When a smishing (SMS-phishing) attack poses as your bank and rips you off thousands of dollars through Zelle, who’s responsible and accountable for the? Is it your bank, since they cover other types of fraudulent losses? Is it Zelle, since it was their platform that facilitated the scam to take place? This Zelle-centric fraud has, sadly, become a quite common occurrence latterly. As Kathy Stokes says in her powerful TED talk on the matter, we need to change the narrative around this type of fraud. As a financial services and cybersecurity industry, we need to empower the victims instead of tritely saying, “How could they fall for that scam?”
Unfortunately, while I feel the banks and Zelle bear some responsibility, the accountability rests solely with you. As I’ve written many times before, cybersecurity (of which fraud is a subset) is primarily a human issue, a human endeavor.
Think about it this way. Imagine you are about to buy a car. A guy in the next state contacts you through Facebook and says, “I’ll sell you this car for $5,000.” You think it is a sweet deal, and take him up on it, handing him $5,000 as you drive away in the car. When you’re arrested later for being in possession of a stolen vehicle, you don’t blame your bank (or the check printer for that matter) for enabling you to give him $5,000 without making sure the title is in order. The same should be true for cybersecurity—if anyone willingly chooses to make a monetary decision without checking the credentials of the other party, the risk is their own (but again, I feel banks and Zelle, in this case, bear some responsibility as well).
If taking responsibility still feels like a bad thing, bear with me.
Taking responsibility is empowering. As Americans, we’re culturally used to comfort. It’s hard to argue with that. Not to generalize too broadly, but we’re used to comfort, complacent, and, many times, too trusting. We assume that the government, our company, insurance—anyone else—will be able to protect our data (and thus ourselves) from cybersecurity threats. Taking responsibility is the last thing we think of, but the first thing we need. No one cares about your interests as much as you do; no one can protect them like you can. In our Academy, we emphasize the development of critical thinking skills (here’s a great resource to challenge your biases and practice critical thinking) because we believe that not only are we capable of taking responsibility for our cybersecurity but that we are better served by understanding risk than by resting in ignorance.
I recognize, however, that taking responsibility for your cybersecurity will look different depending on your role and situation. Using our smishing attack (i.e., use of SMS messaging as part of a cyber/fraud attack) example, however, here are three steps you can use to begin to take responsibility:
First, breathe. Fear, anger, and panic, our knee-jerk reactions in moments of crisis, give a sense of urgency while clouding our thinking. The sense of impending doom means we act irrationally, and further entrenches us into a crisis. Instead of acting without thought, take a moment and breathe.

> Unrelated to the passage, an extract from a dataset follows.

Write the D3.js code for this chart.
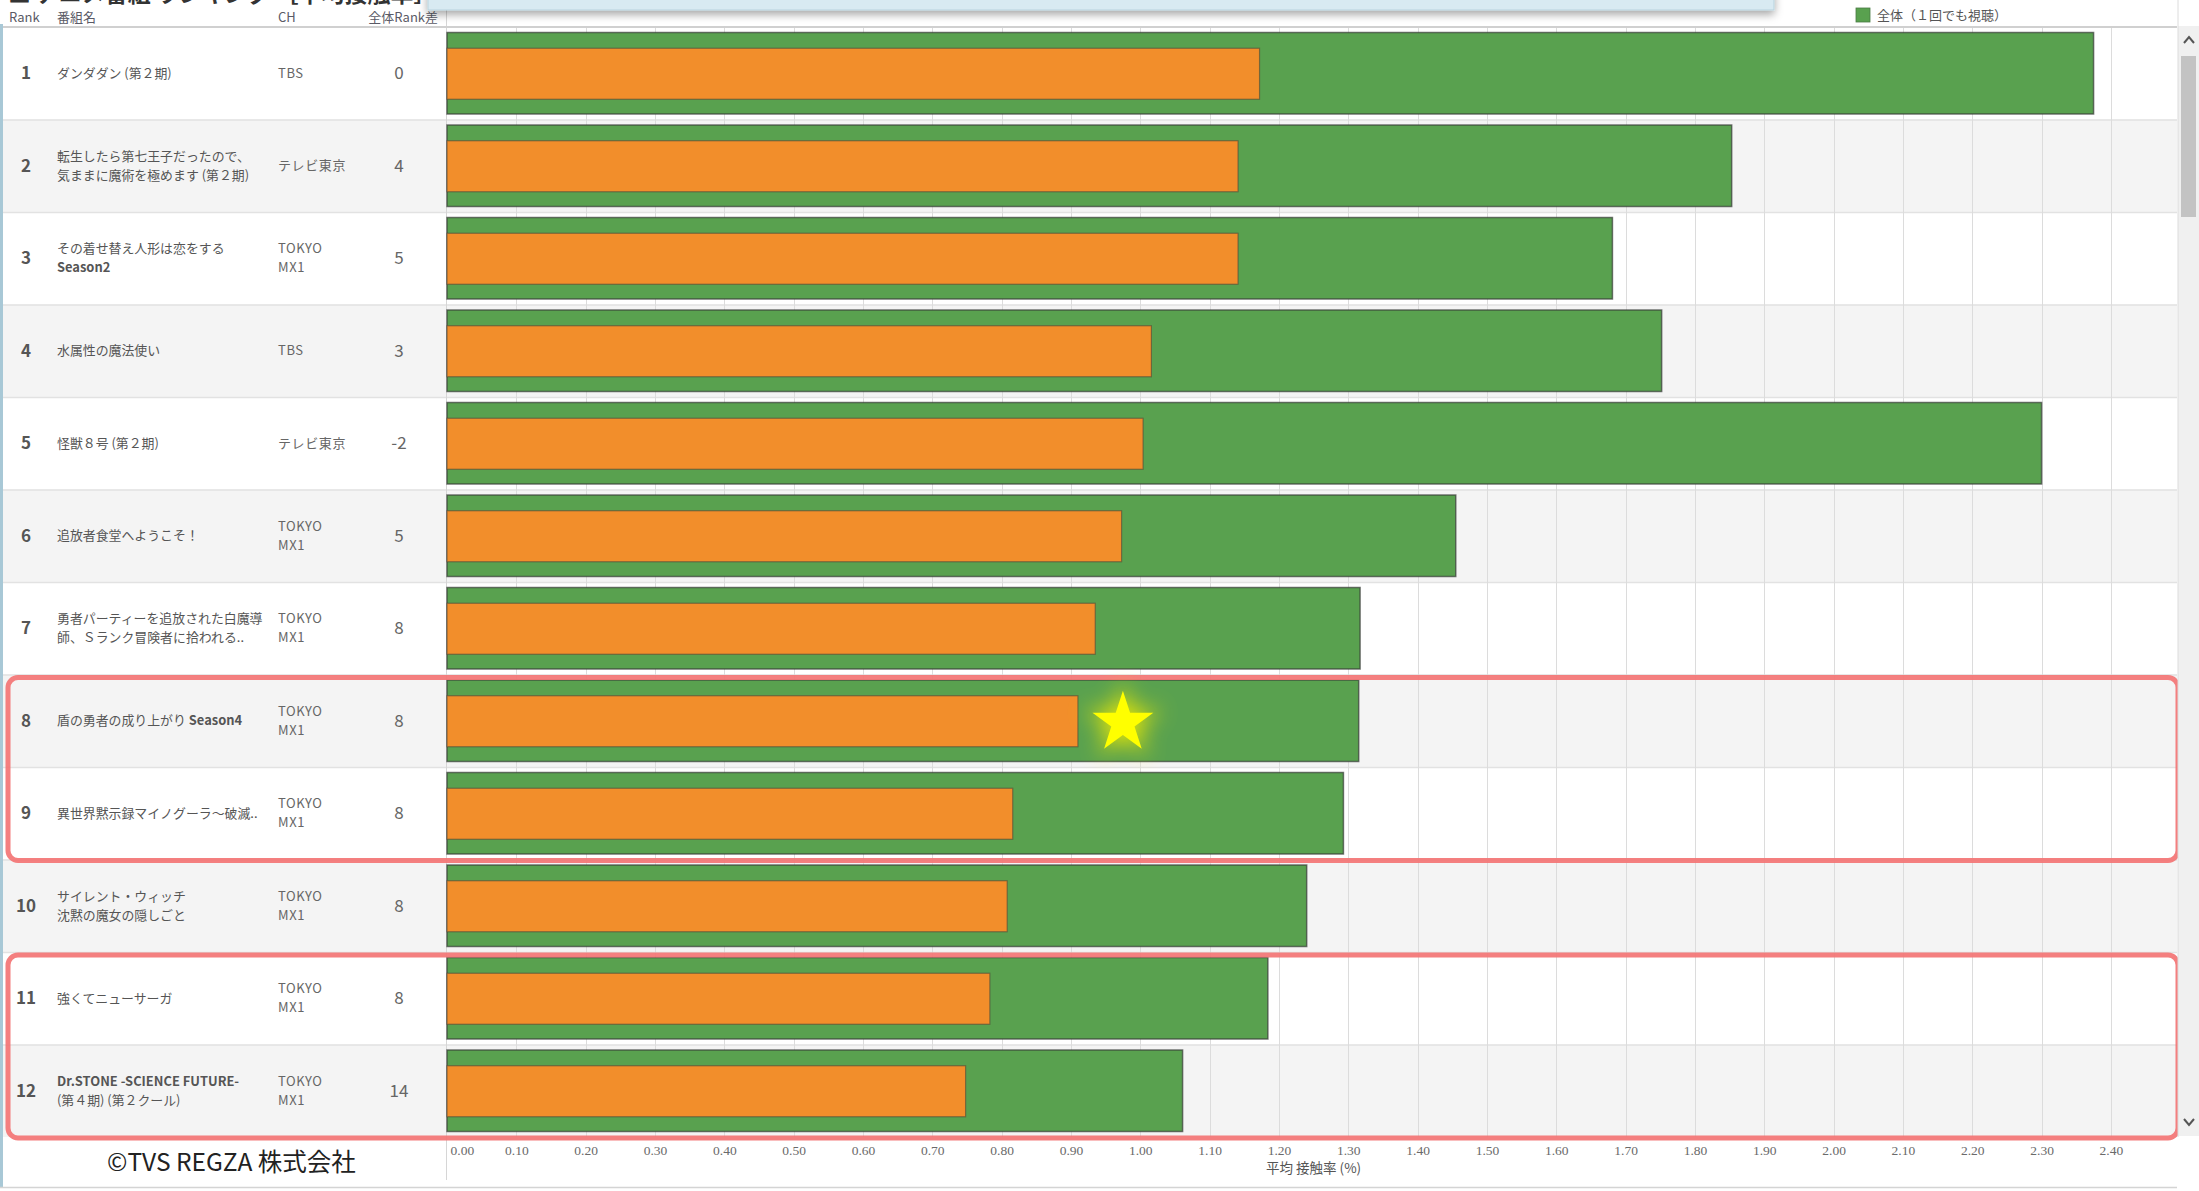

Second, once you have cleared your mind, ask. Ask yourself, who is this person? Why should I trust them? Why do they trust you? Don’t assume that you know them or that they really know you! In fact, assume as little as possible, no matter what you’re analyzing in cybersecurity.
Finally, look for evidence. Even after you’ve established an identity, continue to test it by looking for evidence that they aren’t who they claim they are. The moment you let your guard down is the moment it becomes most advantageous to pose as someone you think you know. Trust, but continue to verify in each new interaction.
Taking responsibility is what changes the game between victimization and empowerment. At the end of the day, it isn’t the government, your company, or the bank that protects your interests. It’s you.